TASK PROMPT. Without the pictures, return exactly the lines from the one with "Reproduce this chart" through the one with "plt.rcParams['font.family'] = ['DejaVu Sans']". Both end lines belong in the copy.

SUPPLIED INFORMATION.
============

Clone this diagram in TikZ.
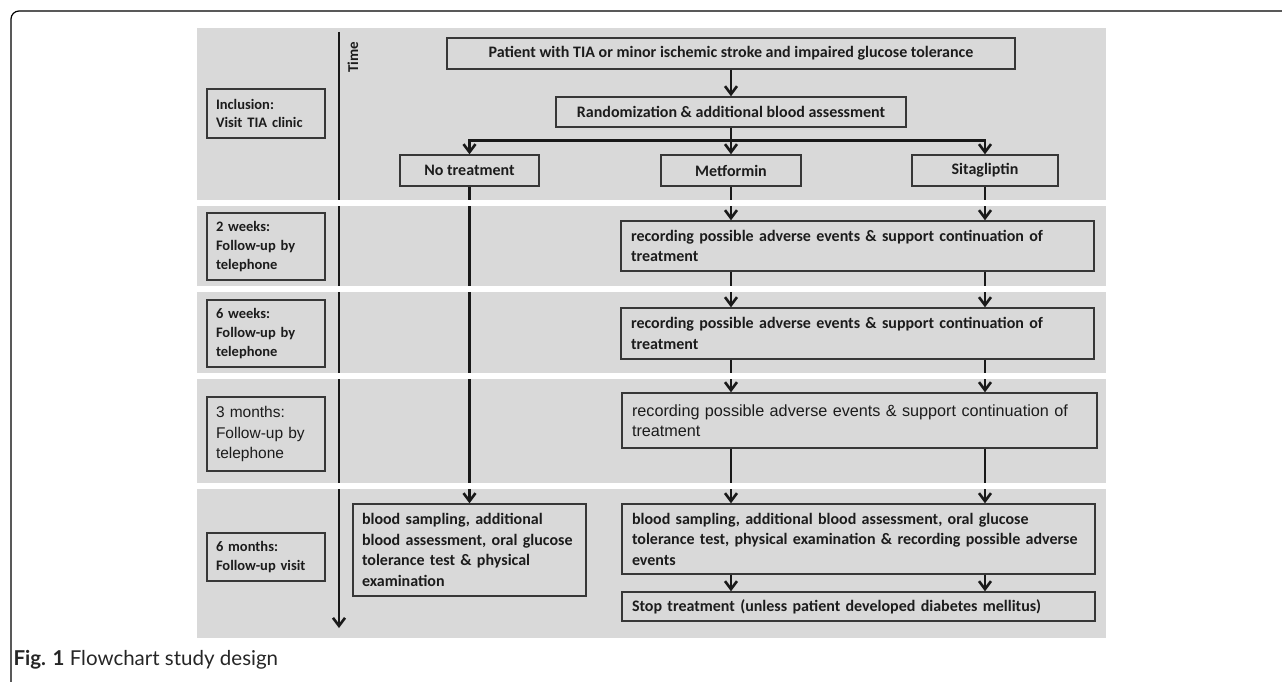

============

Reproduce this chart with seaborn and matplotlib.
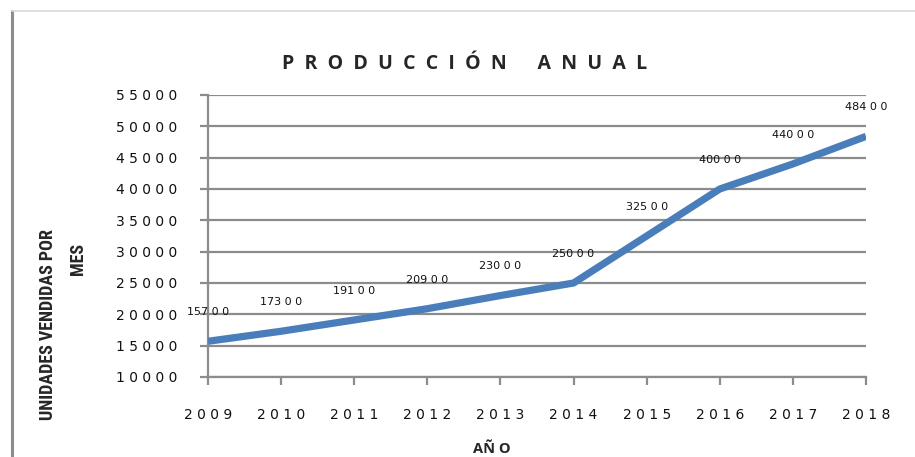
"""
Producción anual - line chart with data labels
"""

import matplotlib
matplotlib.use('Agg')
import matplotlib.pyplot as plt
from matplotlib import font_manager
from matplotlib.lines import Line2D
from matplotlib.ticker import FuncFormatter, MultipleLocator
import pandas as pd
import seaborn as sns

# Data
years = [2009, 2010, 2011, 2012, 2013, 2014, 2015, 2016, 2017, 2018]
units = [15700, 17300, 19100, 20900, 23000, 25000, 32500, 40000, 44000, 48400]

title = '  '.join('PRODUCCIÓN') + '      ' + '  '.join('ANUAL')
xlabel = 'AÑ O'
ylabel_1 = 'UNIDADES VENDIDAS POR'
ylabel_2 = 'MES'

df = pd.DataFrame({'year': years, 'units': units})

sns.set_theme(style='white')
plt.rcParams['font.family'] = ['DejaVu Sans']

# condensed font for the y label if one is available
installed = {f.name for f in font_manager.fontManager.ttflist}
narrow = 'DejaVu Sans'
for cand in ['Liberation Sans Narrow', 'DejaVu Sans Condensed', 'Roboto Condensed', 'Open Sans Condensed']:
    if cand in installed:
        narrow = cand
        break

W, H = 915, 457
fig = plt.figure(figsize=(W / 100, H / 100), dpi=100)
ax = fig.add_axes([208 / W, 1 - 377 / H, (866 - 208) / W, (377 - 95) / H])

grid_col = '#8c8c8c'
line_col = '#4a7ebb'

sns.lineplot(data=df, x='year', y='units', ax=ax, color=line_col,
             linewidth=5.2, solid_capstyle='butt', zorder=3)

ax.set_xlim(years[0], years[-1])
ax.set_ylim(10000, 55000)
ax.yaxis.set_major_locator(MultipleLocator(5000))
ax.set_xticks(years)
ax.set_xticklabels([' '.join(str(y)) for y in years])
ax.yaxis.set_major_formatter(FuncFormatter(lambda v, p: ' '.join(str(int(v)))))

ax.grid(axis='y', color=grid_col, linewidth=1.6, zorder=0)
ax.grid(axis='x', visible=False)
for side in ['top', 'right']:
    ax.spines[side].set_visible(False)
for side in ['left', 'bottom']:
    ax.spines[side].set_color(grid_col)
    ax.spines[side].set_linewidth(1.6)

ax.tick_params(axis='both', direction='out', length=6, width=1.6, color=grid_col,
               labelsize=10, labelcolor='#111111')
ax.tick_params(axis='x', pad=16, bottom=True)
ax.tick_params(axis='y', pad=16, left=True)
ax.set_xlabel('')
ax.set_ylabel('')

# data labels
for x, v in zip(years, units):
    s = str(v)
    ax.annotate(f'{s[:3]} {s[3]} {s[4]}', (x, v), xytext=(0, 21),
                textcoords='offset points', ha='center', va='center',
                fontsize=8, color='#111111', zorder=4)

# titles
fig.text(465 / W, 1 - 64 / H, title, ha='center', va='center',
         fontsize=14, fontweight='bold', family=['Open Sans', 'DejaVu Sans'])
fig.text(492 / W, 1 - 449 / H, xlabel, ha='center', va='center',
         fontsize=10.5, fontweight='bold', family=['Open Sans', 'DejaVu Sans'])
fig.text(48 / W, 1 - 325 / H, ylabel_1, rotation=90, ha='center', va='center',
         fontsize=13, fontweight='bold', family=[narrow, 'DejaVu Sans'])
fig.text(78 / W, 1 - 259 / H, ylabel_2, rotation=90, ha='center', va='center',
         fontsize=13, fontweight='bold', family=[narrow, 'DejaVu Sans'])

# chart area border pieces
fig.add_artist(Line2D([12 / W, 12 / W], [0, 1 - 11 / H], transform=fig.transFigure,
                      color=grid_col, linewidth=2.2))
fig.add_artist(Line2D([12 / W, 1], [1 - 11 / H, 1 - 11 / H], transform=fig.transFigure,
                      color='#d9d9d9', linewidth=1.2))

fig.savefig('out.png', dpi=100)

============

RESPONSE BELOW.
Reproduce this chart with seaborn and matplotlib.
"""
Producción anual - line chart with data labels
"""

import matplotlib
matplotlib.use('Agg')
import matplotlib.pyplot as plt
from matplotlib import font_manager
from matplotlib.lines import Line2D
from matplotlib.ticker import FuncFormatter, MultipleLocator
import pandas as pd
import seaborn as sns

# Data
years = [2009, 2010, 2011, 2012, 2013, 2014, 2015, 2016, 2017, 2018]
units = [15700, 17300, 19100, 20900, 23000, 25000, 32500, 40000, 44000, 48400]

title = '  '.join('PRODUCCIÓN') + '      ' + '  '.join('ANUAL')
xlabel = 'AÑ O'
ylabel_1 = 'UNIDADES VENDIDAS POR'
ylabel_2 = 'MES'

df = pd.DataFrame({'year': years, 'units': units})

sns.set_theme(style='white')
plt.rcParams['font.family'] = ['DejaVu Sans']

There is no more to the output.